En ocasiones somos incapaces de reconocer si el acto logró efecto, o si el artefacto actuó tal y como indica el enunciado de la obra. Aun así observamos una clara lucha de fuerzas, porque no, sobrenaturales que ostentan medida pero desvanecen a medida que avanza el tiempo.
Sabemos que la naturaleza nos supera. También sabemos que el humano plantea desafío incontrolado en momentos inoportunos e inadecuados. Así somos. Y quien dijo que el reconocimiento es el primer paso hacia la mejora, no equivocaba en ningún sentido, ni siquiera en el reflexivo...
Se transforma el obrar humano en algo casi cariñoso, pueril y porque no, melódico sí imaginamos el son de esta fuerza invisible que únicamente es capaz de convertirse en notable mediante su propia acción cuando afecta a todo aquello que desafía su paso, cediendo, pero no por voluntad, sino por falta de alternativa sobresaliente.
La deformación de la obra acentuada por el material escogido es un éxito que lucha por un puesto expuesto como si de un concurso de belleza se tratara. Cuánto más salvaje, más preciso es el resultado determinando una acción sumamente brutal e indomable por las diferentes capacidades terrenales.
El resultado es el deleite, la aceptación. Imaginamos como esa fuerza invisible se auto capacita, para dentro de su propia brutalidad acabar acariciando la inflexión humana representada por materiales poderosos, ahora por ubicación vulnerables.
El óxido ejercita como pátina que subleva la melancolía innata de la autodestrucción. Subroga la tentativa del vínculo marcando un final determinado que seguramente sobrevivirá alguna generación. Para ampliar la escenificación podríamos añadir al sonido de las fuerzas naturales otro elemento audible desencadenado por piezas metálicas que con el paso de la cronicidad se desenganchan y a través de las citadas inclemencias acaban provocando algo parecido a un artífice repique de tambores.
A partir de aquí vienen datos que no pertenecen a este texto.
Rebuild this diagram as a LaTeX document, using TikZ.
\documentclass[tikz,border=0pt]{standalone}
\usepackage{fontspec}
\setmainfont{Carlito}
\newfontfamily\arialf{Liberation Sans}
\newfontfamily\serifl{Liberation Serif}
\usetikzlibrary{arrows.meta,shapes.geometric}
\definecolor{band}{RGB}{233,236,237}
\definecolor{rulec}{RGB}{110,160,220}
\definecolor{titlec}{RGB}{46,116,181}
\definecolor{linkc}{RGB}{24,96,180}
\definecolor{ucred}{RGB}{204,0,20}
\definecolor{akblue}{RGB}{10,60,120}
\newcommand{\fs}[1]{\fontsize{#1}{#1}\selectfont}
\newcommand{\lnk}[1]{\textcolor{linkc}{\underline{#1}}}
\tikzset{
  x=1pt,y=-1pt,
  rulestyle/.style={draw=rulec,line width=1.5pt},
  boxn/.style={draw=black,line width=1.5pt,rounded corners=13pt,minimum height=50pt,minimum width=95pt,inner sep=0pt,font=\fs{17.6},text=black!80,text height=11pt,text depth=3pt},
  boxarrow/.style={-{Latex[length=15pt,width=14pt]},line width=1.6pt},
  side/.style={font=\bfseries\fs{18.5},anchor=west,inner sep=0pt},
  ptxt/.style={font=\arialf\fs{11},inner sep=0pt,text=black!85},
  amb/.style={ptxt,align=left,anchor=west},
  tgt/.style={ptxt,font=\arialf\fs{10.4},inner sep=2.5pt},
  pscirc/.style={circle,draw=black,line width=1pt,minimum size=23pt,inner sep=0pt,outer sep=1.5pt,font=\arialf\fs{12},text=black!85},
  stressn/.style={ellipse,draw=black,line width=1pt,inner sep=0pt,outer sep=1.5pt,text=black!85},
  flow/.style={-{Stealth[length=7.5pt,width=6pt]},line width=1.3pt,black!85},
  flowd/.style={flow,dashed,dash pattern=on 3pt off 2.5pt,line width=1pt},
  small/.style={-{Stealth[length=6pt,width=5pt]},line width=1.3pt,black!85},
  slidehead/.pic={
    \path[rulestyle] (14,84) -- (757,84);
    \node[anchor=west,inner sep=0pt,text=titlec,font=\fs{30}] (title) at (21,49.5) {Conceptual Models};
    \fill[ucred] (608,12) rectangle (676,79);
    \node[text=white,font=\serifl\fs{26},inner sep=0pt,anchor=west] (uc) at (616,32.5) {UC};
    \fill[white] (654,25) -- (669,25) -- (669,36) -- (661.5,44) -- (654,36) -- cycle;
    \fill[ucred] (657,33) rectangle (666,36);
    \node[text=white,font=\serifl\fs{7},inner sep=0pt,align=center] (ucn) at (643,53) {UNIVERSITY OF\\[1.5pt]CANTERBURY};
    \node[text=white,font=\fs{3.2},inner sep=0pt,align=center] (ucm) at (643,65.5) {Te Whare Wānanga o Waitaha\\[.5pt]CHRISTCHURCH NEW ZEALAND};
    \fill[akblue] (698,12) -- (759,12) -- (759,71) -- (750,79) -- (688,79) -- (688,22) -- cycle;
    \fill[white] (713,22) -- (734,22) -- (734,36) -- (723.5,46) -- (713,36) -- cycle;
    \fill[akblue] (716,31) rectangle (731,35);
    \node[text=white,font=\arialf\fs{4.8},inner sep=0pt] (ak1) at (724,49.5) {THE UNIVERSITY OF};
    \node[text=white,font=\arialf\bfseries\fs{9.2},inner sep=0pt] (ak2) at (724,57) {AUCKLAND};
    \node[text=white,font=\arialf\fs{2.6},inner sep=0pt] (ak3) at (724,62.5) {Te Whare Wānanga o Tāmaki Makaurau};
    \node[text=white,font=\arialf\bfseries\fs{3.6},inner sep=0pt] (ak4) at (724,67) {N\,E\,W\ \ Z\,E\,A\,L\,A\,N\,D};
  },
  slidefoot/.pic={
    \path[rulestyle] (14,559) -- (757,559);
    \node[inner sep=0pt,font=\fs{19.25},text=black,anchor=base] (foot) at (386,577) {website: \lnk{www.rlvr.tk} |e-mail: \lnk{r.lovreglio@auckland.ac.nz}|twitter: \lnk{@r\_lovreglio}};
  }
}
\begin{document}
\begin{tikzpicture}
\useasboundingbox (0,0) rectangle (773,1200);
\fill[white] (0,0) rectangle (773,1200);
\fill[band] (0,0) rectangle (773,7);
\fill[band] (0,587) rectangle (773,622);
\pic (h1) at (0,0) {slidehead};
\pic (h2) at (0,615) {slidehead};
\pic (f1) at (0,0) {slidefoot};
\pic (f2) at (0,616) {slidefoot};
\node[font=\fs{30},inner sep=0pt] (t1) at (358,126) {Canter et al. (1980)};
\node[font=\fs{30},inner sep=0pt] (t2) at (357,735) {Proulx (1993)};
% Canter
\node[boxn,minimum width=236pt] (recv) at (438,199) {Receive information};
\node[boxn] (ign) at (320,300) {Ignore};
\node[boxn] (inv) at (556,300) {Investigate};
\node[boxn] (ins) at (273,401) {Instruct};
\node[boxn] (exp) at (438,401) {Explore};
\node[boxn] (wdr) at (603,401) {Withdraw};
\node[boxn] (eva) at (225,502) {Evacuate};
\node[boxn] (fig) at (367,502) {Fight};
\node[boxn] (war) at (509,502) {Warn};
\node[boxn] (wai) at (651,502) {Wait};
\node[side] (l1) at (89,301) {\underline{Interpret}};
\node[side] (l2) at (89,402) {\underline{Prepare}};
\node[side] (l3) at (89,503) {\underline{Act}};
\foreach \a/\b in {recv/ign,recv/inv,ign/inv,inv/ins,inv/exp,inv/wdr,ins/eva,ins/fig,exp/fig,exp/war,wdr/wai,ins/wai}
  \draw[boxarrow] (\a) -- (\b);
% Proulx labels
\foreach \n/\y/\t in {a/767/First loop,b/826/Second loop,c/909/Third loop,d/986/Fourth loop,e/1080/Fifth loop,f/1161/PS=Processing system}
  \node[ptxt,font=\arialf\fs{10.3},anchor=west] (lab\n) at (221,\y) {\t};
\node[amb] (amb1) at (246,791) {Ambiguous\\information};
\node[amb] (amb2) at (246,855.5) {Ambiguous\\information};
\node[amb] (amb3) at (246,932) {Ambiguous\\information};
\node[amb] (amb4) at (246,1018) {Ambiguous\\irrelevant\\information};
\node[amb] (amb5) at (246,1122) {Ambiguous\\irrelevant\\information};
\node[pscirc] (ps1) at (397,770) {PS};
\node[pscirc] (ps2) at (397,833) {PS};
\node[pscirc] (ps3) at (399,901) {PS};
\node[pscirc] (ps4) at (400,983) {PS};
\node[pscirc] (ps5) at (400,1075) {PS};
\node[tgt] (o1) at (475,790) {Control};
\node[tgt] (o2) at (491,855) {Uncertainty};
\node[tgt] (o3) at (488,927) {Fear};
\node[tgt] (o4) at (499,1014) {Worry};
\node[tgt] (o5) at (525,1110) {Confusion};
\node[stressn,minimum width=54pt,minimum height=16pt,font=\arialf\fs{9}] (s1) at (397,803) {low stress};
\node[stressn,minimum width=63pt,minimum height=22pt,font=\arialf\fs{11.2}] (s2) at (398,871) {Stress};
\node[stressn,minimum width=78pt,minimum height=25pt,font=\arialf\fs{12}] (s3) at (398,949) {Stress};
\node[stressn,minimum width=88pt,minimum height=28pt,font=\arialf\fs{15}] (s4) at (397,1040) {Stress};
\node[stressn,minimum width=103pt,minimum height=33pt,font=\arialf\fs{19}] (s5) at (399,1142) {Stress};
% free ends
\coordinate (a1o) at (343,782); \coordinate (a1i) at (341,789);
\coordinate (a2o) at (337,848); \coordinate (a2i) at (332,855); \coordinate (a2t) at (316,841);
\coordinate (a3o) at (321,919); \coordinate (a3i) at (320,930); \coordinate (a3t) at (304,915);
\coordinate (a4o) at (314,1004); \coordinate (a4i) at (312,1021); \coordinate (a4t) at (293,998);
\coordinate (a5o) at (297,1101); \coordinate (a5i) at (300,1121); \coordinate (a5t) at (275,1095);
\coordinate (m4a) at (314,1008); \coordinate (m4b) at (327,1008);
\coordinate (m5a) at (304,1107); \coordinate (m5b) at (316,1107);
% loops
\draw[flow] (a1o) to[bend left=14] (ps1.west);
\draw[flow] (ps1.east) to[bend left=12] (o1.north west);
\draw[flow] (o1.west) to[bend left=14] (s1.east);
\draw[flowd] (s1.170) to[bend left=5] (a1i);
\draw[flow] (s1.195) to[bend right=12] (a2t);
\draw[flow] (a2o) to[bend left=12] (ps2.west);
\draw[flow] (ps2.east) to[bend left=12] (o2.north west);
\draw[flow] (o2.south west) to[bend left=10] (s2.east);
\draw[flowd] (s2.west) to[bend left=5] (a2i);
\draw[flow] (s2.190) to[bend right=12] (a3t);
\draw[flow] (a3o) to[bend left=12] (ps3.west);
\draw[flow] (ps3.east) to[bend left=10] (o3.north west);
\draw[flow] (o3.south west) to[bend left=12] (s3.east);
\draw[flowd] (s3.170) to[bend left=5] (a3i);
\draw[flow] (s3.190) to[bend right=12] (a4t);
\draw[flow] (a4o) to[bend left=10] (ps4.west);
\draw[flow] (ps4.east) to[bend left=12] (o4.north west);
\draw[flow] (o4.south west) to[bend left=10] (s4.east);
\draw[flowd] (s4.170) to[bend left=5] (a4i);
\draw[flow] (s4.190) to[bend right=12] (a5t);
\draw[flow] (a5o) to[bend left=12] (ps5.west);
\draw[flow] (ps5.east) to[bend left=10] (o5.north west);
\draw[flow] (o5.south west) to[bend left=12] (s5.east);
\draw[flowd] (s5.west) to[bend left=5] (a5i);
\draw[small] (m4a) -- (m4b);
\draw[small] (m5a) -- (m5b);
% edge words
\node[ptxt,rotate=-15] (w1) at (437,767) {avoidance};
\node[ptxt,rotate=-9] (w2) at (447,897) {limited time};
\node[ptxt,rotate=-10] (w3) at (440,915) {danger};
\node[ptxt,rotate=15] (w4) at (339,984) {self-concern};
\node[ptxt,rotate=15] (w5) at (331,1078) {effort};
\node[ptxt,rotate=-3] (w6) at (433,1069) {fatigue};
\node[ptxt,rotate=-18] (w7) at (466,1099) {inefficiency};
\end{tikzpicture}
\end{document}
Y después del tormento arriba la calma. El silencio. Los contrastes visuales entre deterioro y vitalidad natural. El tiempo de análisis y reflexión. Quizás algo parecido a un momento zen, que involucra a la vez las formas creadas por el escultor, aparentemente deformadas por la meteorología pero en realidad sujetas a una previsión programada, conspirando con la calma que sí podemos disfrutar a diferencia de los espacios intempestivos y que por propia seguridad agradecemos el refugio de nuestros miedos más íntimos, alejándonos de ciertos lugares en momentos inhóspitos.
El resultado de esta obra es una auto evaluación. Intervengo como humano en el devengo de la naturaleza y asumo al mismo tiempo la propia debilidad aceptando ésta como virtud y no desgracia. Y aquí llega el momento de plantearse sí precisamente generaciones futuras deben asumir o no la restauración de un deterioro buscado por el escultor, o permitir que poco a poco esta obra desvanezca y reste únicamente en la memoria como ocurre con nosotros mismos...
Y peinando el viento en una ironía autocrítica y sana, nos sumergimos en las inquietudes más profundas de su creador. Topamos con la finalidad de la existencia que sólo se percibe mientras se presencia; una vez finada recupera la memoria de lo vivido, enfrentando el olvido a los momentos más bellos de nuestras impresiones experimentadas, que en ocasiones son bastante más impresionantes que alguna estampa, algún recuerdo.